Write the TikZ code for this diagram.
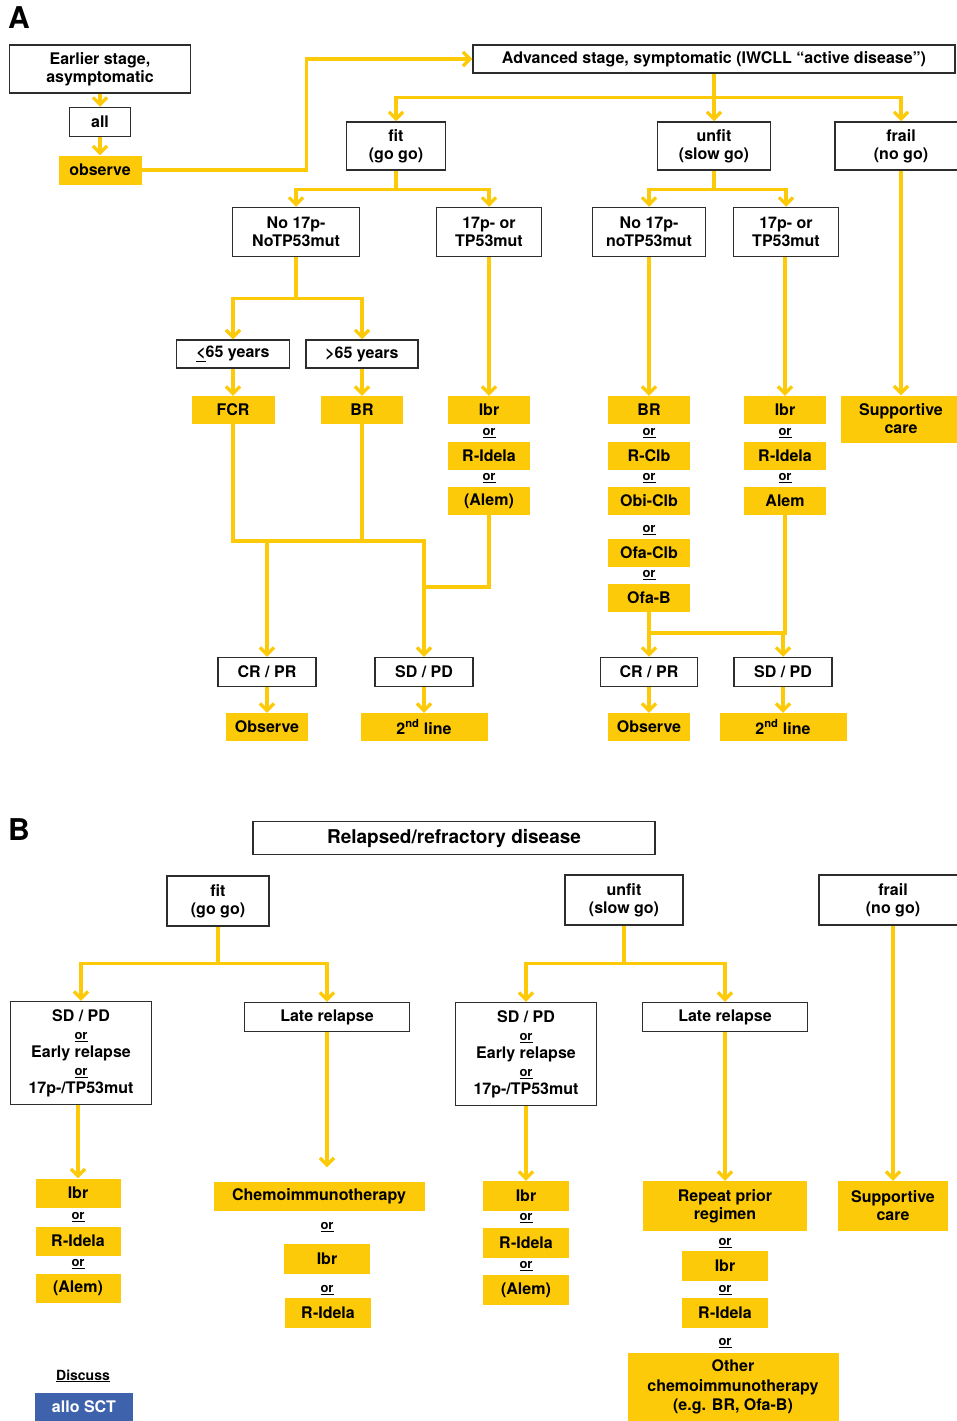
\documentclass[tikz,border=0pt]{standalone}
\usepackage{fontspec}
\setmainfont{TeX Gyre Heros}
\usepackage{tikz}
\usetikzlibrary{arrows.meta,calc}
\definecolor{cllyellow}{RGB}{252,202,8}
\definecolor{cllblue}{RGB}{62,98,172}
\definecolor{cllgrey}{RGB}{45,45,45}
\newcommand{\ortxt}{{\fontsize{13}{14}\selectfont\underline{or}}}
\tikzset{
    base/.style={inner sep=0pt,align=center,font=\fontsize{16}{18}\selectfont\bfseries},
    wbox/.style={base,draw=cllgrey,line width=1.5pt,fill=white},
    ybox/.style={base,fill=cllyellow},
    sz/.style 2 args={minimum width=#1pt,minimum height=#2pt},
    ortext/.style={inner sep=0pt,font=\fontsize{13}{14}\selectfont\bfseries},
    panel/.style={inner sep=0pt,font=\fontsize{30}{32}\selectfont\bfseries},
    line/.style={draw=cllyellow,line width=3.3pt},
    link/.style={line,->}}

\begin{document}
\begin{tikzpicture}[x=1pt,y=-1pt,>={Straight Barb[length=7pt,width=14pt]}]
\useasboundingbox (0,0) rectangle (957,1421);

% ---------------- A: first line ----------------
\node[panel] (labA) at (19,18) {A};
\node[wbox,sz={181}{48}] (early) at (100,69) {Earlier stage,\\asymptomatic};
\node[wbox,sz={61}{29}] (all) at (100,122) {all};
\node[ybox,sz={83}{29}] (obs) at (100,170) {observe};
\node[wbox,sz={482}{28}] (adv) at (714,59) {Advanced stage, symptomatic (IWCLL “active disease”)};
\draw[link] (early) -- (all);
\draw[link] (all) -- (obs);
\draw[link] (obs.east) -- ++(165,0) |- (adv.west);

\node[wbox,sz={99}{48}] (fitA) at (396,146) {fit\\(go go)};
\node[wbox,sz={113}{48}] (unfitA) at (714,146) {unfit\\(slow go)};
\node[wbox,sz={132}{48}] (frailA) at (901,146) {frail\\(no go)};
\draw[link] (adv.south) -- ++(0,24) -| (fitA.north);
\draw[link] (adv.south) -- (unfitA.north);
\draw[link] (adv.south) -- ++(0,24) -| (frailA.north);

\node[wbox,sz={127}{49}] (no17a) at (296,232) {No 17p-\\NoTP53mut};
\node[wbox,sz={105}{49}] (p17a) at (489,232) {17p- or\\TP53mut};
\node[wbox,sz={113}{49}] (no17u) at (649,232) {No 17p-\\noTP53mut};
\node[wbox,sz={105}{49}] (p17u) at (786,232) {17p- or\\TP53mut};
\draw[link] (fitA.south) -- ++(0,19) -| (no17a.north);
\draw[link] (fitA.south) -- ++(0,19) -| (p17a.north);
\draw[link] (unfitA.south) -- ++(0,19) -| (no17u.north);
\draw[link] (unfitA.south) -- ++(0,19) -| (p17u.north);

% fit branch
\node[wbox,sz={113}{28}] (young) at (233,354) {\underline{<}65 years};
\node[wbox,sz={112}{28}] (old) at (362,354) {>65 years};
\draw[link] (no17a.south) -- ++(0,41) -| (young.north);
\draw[link] (no17a.south) -- ++(0,41) -| (old.north);
\node[ybox,sz={83}{28}] (fcr) at (233,410) {FCR};
\node[ybox,sz={82}{28}] (brA) at (362,410) {BR};
\draw[link] (young) -- (fcr);
\draw[link] (old) -- (brA);

\node[ybox,sz={82}{28}] (ibrA) at (489,410) {Ibr};
\node[ortext] (orA1) at (489,433) {\underline{or}};
\node[ybox,sz={82}{28}] (ridA) at (489,456) {R-Idela};
\node[ortext] (orA2) at (489,478) {\underline{or}};
\node[ybox,sz={82}{28}] (alemA) at (489,501) {(Alem)};
\draw[link] (p17a) -- (ibrA);

\node[wbox,sz={98}{29}] (crprA) at (267,672) {CR / PR};
\node[wbox,sz={98}{29}] (sdpdA) at (424,672) {SD / PD};
\node[ybox,sz={82}{28}] (obsA) at (267,727) {Observe};
\node[ybox,sz={127}{28}] (lineA) at (424,727) {2\textsuperscript{nd} line};
\coordinate (mA) at (267,541);
\coordinate (jA) at (424,587);
\draw[link] (fcr.south) |- (sdpdA.north |- mA) -- (sdpdA.north);
\draw[line] (brA.south) -- (brA.south |- mA);
\draw[link] (mA) -- (crprA.north);
\draw[line] (alemA.south) |- (jA);
\draw[link] (crprA) -- (obsA);
\draw[link] (sdpdA) -- (lineA);

% unfit branch
\node[ybox,sz={82}{28}] (brU) at (649,410) {BR};
\node[ortext] (orU1) at (649,433) {\underline{or}};
\node[ybox,sz={82}{28}] (rclbU) at (649,456) {R-Clb};
\node[ortext] (orU2) at (649,478) {\underline{or}};
\node[ybox,sz={82}{28}] (obiU) at (649,501) {Obi-Clb};
\node[ortext] (orU3) at (649,530) {\underline{or}};
\node[ybox,sz={82}{28}] (ofaclbU) at (649,553) {Ofa-Clb};
\node[ortext] (orU4) at (649,575) {\underline{or}};
\node[ybox,sz={82}{28}] (ofabU) at (649,598) {Ofa-B};
\draw[link] (no17u) -- (brU);

\node[ybox,sz={82}{28}] (ibrU) at (785,410) {Ibr};
\node[ortext] (orU5) at (785,433) {\underline{or}};
\node[ybox,sz={82}{28}] (ridU) at (785,456) {R-Idela};
\node[ortext] (orU6) at (785,478) {\underline{or}};
\node[ybox,sz={82}{28}] (alemU) at (785,501) {Alem};
\draw[link] (p17u.south -| ibrU) -- (ibrU.north);

\node[wbox,sz={97}{29}] (crprU) at (649,672) {CR / PR};
\node[wbox,sz={98}{29}] (sdpdU) at (783,672) {SD / PD};
\node[ybox,sz={82}{28}] (obsU) at (649,727) {Observe};
\node[ybox,sz={127}{28}] (lineU) at (783,727) {2\textsuperscript{nd} line};
\coordinate (jU) at (783,633);
\draw[link] (ofabU) -- (crprU);
\draw[line] (ofabU.south |- jU) -- (jU);
\draw[line] (alemU.south) -- (alemU.south |- jU) -- (jU);
\draw[link] (jU) -- (sdpdU.north);
\draw[link] (crprU) -- (obsU);
\draw[link] (sdpdU) -- (lineU);

\node[ybox,sz={120}{47}] (suppA) at (901,419) {Supportive\\care};
\draw[link] (frailA) -- (suppA);

% ---------------- B: relapsed ----------------
\node[panel] (labB) at (19,830) {B};
\node[wbox,sz={402}{33},font=\fontsize{19}{22}\selectfont\bfseries] (relapsed) at (454,838) {Relapsed/refractory disease};
\node[wbox,sz={102}{50}] (fitB) at (218,901) {fit\\(go go)};
\node[wbox,sz={118}{50}] (unfitB) at (624,900) {unfit\\(slow go)};
\node[wbox,sz={148}{50}] (frailB) at (893,900) {frail\\(no go)};

\node[wbox,sz={141}{103}] (earlyB1) at (81,1053) {SD / PD\\\ortxt\\Early relapse\\\ortxt\\17p-/TP53mut};
\node[wbox,sz={165}{29}] (lateB1) at (327,1017) {Late relapse};
\node[wbox,sz={141}{103}] (earlyB2) at (526,1054) {SD / PD\\\ortxt\\Early relapse\\\ortxt\\17p-/TP53mut};
\node[wbox,sz={165}{29}] (lateB2) at (725,1017) {Late relapse};
\draw[link] (fitB.south) -- ++(0,37) -| (earlyB1.north);
\draw[link] (fitB.south) -- ++(0,37) -| (lateB1.north);
\draw[link] (unfitB.south) -- ++(0,38) -| (earlyB2.north);
\draw[link] (unfitB.south) -- ++(0,38) -| (lateB2.north);

\node[ybox,sz={85}{29}] (ibrB1) at (78,1193) {Ibr};
\node[ortext] (orB1) at (78,1217) {\underline{or}};
\node[ybox,sz={85}{29}] (ridB1) at (78,1241) {R-Idela};
\node[ortext] (orB2) at (78,1264) {\underline{or}};
\node[ybox,sz={85}{29}] (alemB1) at (78,1288) {(Alem)};
\draw[link] (earlyB1.south -| ibrB1) -- (ibrB1.north);

\node[ybox,sz={211}{29}] (chemoB) at (319,1196) {Chemoimmunotherapy};
\node[ortext] (orB3) at (327,1227) {\underline{or}};
\node[ybox,sz={86}{30}] (ibrB2) at (327,1259) {Ibr};
\node[ortext] (orB4) at (327,1290) {\underline{or}};
\node[ybox,sz={86}{30}] (ridB2) at (328,1313) {R-Idela};
\draw[link,shorten >=14pt] (lateB1.south) -- (lateB1.south |- chemoB.north);

\node[inner sep=0pt,font=\fontsize{14}{16}\selectfont\bfseries] (discuss) at (83,1376) {\underline{Discuss}};
\node[base,sz={98}{28},fill=cllblue,text=white] (allo) at (84,1407) {allo SCT};

\node[ybox,sz={86}{30}] (ibrB3) at (526,1196) {Ibr};
\node[ortext] (orB5) at (526,1218) {\underline{or}};
\node[ybox,sz={86}{30}] (ridB3) at (526,1243) {R-Idela};
\node[ortext] (orB6) at (526,1266) {\underline{or}};
\node[ybox,sz={86}{30}] (alemB3) at (526,1290) {(Alem)};
\draw[link] (earlyB2) -- (ibrB3);

\node[ybox,sz={164}{50}] (repeatB) at (725,1206) {Repeat prior\\regimen};
\node[ortext] (orB7) at (725,1243) {\underline{or}};
\node[ybox,sz={86}{30}] (ibrB4) at (725,1266) {Ibr};
\node[ortext] (orB8) at (725,1290) {\underline{or}};
\node[ybox,sz={86}{30}] (ridB4) at (725,1313) {R-Idela};
\node[ortext] (orB9) at (725,1343) {\underline{or}};
\node[ybox,sz={211}{69},font=\fontsize{16}{19.5}\selectfont\bfseries] (otherB) at (733,1387) {Other\\chemoimmunotherapy\\(e.g. BR, Ofa-B)};
\draw[link] (lateB2) -- (repeatB);

\node[ybox,sz={110}{50}] (suppB) at (893,1206) {Supportive\\care};
\draw[link] (frailB) -- (suppB);
\end{tikzpicture}
\end{document}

Challenge: Transcribe exactly, with no pictures, the lines running from the first line of the material through the line holding "-- ++(165,0) |- (adv.west);".

The reply:
Write the TikZ code for this diagram.
\documentclass[tikz,border=0pt]{standalone}
\usepackage{fontspec}
\setmainfont{TeX Gyre Heros}
\usepackage{tikz}
\usetikzlibrary{arrows.meta,calc}
\definecolor{cllyellow}{RGB}{252,202,8}
\definecolor{cllblue}{RGB}{62,98,172}
\definecolor{cllgrey}{RGB}{45,45,45}
\newcommand{\ortxt}{{\fontsize{13}{14}\selectfont\underline{or}}}
\tikzset{
    base/.style={inner sep=0pt,align=center,font=\fontsize{16}{18}\selectfont\bfseries},
    wbox/.style={base,draw=cllgrey,line width=1.5pt,fill=white},
    ybox/.style={base,fill=cllyellow},
    sz/.style 2 args={minimum width=#1pt,minimum height=#2pt},
    ortext/.style={inner sep=0pt,font=\fontsize{13}{14}\selectfont\bfseries},
    panel/.style={inner sep=0pt,font=\fontsize{30}{32}\selectfont\bfseries},
    line/.style={draw=cllyellow,line width=3.3pt},
    link/.style={line,->}}

\begin{document}
\begin{tikzpicture}[x=1pt,y=-1pt,>={Straight Barb[length=7pt,width=14pt]}]
\useasboundingbox (0,0) rectangle (957,1421);

% ---------------- A: first line ----------------
\node[panel] (labA) at (19,18) {A};
\node[wbox,sz={181}{48}] (early) at (100,69) {Earlier stage,\\asymptomatic};
\node[wbox,sz={61}{29}] (all) at (100,122) {all};
\node[ybox,sz={83}{29}] (obs) at (100,170) {observe};
\node[wbox,sz={482}{28}] (adv) at (714,59) {Advanced stage, symptomatic (IWCLL “active disease”)};
\draw[link] (early) -- (all);
\draw[link] (all) -- (obs);
\draw[link] (obs.east) -- ++(165,0) |- (adv.west);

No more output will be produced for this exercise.